• _EXERCISE TASK_
Quote exactly the lines from the line containing "Clone this chart in D3.js." to the line containing "[x1, y(0)], [x1", both lines included, please, and nothing more.

• _EXERCISE INPUT_
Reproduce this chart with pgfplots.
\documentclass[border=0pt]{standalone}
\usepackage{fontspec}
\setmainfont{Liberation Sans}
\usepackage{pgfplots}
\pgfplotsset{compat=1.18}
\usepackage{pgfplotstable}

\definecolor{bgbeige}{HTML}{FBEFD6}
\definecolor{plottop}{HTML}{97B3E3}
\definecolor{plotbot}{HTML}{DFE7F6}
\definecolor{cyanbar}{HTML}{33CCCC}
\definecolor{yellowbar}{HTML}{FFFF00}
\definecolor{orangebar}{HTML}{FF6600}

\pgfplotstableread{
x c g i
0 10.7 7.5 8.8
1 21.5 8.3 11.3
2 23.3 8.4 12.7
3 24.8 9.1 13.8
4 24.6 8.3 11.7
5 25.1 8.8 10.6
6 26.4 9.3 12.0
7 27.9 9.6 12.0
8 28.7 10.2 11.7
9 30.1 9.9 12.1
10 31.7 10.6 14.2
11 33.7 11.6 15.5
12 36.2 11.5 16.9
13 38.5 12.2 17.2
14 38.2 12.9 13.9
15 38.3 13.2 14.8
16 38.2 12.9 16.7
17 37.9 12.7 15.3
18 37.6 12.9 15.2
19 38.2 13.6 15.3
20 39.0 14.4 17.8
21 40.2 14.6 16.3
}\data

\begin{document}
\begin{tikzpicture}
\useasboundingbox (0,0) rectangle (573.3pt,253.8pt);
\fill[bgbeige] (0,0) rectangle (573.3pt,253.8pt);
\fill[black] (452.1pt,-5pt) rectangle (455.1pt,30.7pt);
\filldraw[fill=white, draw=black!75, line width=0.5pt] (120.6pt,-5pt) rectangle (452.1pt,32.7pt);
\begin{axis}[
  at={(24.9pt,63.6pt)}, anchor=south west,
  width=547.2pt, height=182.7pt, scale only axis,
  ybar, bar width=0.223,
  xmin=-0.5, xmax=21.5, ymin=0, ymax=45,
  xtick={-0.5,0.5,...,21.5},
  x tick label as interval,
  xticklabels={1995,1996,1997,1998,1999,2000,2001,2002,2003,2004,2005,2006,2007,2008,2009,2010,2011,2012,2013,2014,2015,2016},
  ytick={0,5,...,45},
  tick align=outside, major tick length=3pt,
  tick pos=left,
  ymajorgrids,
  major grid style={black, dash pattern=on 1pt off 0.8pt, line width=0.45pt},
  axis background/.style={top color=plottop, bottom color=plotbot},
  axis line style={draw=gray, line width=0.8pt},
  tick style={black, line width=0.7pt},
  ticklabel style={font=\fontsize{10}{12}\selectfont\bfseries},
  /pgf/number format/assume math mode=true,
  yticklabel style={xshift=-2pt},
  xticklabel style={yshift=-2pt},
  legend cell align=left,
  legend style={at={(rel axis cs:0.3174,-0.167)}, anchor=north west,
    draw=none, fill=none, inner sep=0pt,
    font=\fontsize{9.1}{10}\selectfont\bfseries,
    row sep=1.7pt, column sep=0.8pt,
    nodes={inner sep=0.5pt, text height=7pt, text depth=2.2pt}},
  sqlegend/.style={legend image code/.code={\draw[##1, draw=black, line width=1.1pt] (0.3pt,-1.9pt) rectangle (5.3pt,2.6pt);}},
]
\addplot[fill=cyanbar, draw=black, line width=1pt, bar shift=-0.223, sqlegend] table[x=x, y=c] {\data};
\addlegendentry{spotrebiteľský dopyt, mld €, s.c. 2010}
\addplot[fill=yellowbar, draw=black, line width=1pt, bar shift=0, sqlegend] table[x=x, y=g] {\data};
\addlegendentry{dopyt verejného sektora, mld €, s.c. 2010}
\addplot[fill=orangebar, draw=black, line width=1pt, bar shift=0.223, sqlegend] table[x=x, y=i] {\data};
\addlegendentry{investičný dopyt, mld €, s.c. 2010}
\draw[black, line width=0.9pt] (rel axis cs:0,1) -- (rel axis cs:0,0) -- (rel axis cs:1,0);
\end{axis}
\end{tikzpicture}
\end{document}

==

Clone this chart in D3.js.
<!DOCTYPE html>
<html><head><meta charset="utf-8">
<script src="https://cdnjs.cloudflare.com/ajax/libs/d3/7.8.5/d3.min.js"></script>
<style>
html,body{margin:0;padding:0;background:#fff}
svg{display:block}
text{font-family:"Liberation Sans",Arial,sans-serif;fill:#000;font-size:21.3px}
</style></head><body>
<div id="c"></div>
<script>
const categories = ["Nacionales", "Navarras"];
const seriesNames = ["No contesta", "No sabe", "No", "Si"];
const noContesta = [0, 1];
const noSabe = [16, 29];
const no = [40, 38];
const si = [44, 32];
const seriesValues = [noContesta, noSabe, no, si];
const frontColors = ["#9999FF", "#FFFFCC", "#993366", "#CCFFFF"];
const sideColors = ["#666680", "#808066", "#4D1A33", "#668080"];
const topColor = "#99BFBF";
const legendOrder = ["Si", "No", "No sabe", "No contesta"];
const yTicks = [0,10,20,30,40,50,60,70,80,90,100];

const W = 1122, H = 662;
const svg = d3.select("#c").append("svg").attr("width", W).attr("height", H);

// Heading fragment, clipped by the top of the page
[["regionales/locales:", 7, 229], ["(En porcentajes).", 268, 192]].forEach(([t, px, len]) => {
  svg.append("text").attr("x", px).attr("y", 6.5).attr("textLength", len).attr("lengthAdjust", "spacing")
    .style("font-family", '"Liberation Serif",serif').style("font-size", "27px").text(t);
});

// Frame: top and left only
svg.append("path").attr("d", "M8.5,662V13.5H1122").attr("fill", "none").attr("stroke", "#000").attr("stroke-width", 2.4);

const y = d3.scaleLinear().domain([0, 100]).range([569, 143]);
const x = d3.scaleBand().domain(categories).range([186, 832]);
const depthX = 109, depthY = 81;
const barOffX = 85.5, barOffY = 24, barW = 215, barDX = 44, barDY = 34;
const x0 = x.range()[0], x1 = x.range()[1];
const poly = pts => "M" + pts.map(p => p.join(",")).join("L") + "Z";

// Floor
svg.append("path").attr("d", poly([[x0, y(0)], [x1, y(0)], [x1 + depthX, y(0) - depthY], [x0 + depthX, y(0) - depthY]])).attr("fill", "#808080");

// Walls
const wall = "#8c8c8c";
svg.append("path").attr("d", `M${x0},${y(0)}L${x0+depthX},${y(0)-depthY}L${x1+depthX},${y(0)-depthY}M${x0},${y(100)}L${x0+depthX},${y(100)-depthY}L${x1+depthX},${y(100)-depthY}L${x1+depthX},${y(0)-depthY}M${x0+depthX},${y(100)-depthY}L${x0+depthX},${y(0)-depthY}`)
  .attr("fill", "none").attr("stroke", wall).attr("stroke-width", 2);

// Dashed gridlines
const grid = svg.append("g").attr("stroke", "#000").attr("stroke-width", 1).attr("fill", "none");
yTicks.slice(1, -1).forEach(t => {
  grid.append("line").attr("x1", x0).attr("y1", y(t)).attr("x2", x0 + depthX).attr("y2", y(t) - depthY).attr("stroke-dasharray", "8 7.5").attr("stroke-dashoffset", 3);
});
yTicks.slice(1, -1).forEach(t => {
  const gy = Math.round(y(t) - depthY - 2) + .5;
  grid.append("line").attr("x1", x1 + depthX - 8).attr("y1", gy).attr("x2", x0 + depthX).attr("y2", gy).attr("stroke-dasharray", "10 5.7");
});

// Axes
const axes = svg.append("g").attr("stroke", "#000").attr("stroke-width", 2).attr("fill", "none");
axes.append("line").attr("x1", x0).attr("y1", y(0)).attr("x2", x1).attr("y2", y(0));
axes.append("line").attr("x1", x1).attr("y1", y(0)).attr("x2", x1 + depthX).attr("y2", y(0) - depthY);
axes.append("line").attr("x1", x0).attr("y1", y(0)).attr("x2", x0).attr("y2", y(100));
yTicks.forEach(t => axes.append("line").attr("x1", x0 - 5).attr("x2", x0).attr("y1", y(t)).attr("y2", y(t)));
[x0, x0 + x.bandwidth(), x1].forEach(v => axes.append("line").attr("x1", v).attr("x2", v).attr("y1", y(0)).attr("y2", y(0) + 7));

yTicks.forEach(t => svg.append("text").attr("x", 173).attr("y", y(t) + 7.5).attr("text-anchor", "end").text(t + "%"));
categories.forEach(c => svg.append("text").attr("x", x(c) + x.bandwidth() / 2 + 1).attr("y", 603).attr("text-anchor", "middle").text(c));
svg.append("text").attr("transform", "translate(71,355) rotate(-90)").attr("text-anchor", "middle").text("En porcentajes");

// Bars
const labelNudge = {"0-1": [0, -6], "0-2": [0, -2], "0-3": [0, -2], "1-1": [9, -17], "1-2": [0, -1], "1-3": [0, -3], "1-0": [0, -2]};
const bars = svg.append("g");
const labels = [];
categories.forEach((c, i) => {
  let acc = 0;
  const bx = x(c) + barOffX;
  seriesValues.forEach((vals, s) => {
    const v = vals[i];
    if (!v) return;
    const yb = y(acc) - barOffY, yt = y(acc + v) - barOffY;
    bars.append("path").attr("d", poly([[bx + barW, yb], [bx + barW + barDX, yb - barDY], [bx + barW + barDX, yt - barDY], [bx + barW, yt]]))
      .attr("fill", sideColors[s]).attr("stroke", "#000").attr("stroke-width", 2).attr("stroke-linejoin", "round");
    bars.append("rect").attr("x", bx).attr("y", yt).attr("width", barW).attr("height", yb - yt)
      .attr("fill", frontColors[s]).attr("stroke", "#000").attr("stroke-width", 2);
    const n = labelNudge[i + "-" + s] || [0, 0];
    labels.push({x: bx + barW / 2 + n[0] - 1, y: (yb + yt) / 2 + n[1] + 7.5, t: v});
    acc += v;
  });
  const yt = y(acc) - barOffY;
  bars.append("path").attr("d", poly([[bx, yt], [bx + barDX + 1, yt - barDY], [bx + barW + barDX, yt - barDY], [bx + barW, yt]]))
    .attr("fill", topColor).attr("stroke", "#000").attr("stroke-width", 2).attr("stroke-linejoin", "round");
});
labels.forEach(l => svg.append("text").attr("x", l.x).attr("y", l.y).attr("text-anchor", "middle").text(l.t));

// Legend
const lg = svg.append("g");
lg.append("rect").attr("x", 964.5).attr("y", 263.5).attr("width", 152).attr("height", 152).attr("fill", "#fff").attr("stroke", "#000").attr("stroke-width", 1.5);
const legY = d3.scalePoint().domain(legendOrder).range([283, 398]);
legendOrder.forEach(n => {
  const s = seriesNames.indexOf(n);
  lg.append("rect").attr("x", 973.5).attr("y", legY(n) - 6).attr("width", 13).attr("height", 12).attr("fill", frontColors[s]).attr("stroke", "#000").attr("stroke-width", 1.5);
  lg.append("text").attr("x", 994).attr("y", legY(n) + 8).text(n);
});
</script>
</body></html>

• _EXERCISE RESPONSE_
Clone this chart in D3.js.
<!DOCTYPE html>
<html><head><meta charset="utf-8">
<script src="https://cdnjs.cloudflare.com/ajax/libs/d3/7.8.5/d3.min.js"></script>
<style>
html,body{margin:0;padding:0;background:#fff}
svg{display:block}
text{font-family:"Liberation Sans",Arial,sans-serif;fill:#000;font-size:21.3px}
</style></head><body>
<div id="c"></div>
<script>
const categories = ["Nacionales", "Navarras"];
const seriesNames = ["No contesta", "No sabe", "No", "Si"];
const noContesta = [0, 1];
const noSabe = [16, 29];
const no = [40, 38];
const si = [44, 32];
const seriesValues = [noContesta, noSabe, no, si];
const frontColors = ["#9999FF", "#FFFFCC", "#993366", "#CCFFFF"];
const sideColors = ["#666680", "#808066", "#4D1A33", "#668080"];
const topColor = "#99BFBF";
const legendOrder = ["Si", "No", "No sabe", "No contesta"];
const yTicks = [0,10,20,30,40,50,60,70,80,90,100];

const W = 1122, H = 662;
const svg = d3.select("#c").append("svg").attr("width", W).attr("height", H);

// Heading fragment, clipped by the top of the page
[["regionales/locales:", 7, 229], ["(En porcentajes).", 268, 192]].forEach(([t, px, len]) => {
  svg.append("text").attr("x", px).attr("y", 6.5).attr("textLength", len).attr("lengthAdjust", "spacing")
    .style("font-family", '"Liberation Serif",serif').style("font-size", "27px").text(t);
});

// Frame: top and left only
svg.append("path").attr("d", "M8.5,662V13.5H1122").attr("fill", "none").attr("stroke", "#000").attr("stroke-width", 2.4);

const y = d3.scaleLinear().domain([0, 100]).range([569, 143]);
const x = d3.scaleBand().domain(categories).range([186, 832]);
const depthX = 109, depthY = 81;
const barOffX = 85.5, barOffY = 24, barW = 215, barDX = 44, barDY = 34;
const x0 = x.range()[0], x1 = x.range()[1];
const poly = pts => "M" + pts.map(p => p.join(",")).join("L") + "Z";

// Floor
svg.append("path").attr("d", poly([[x0, y(0)], [x1, y(0)], [x1 + depthX, y(0) - depthY], [x0 + depthX, y(0) - depthY]])).attr("fill", "#808080");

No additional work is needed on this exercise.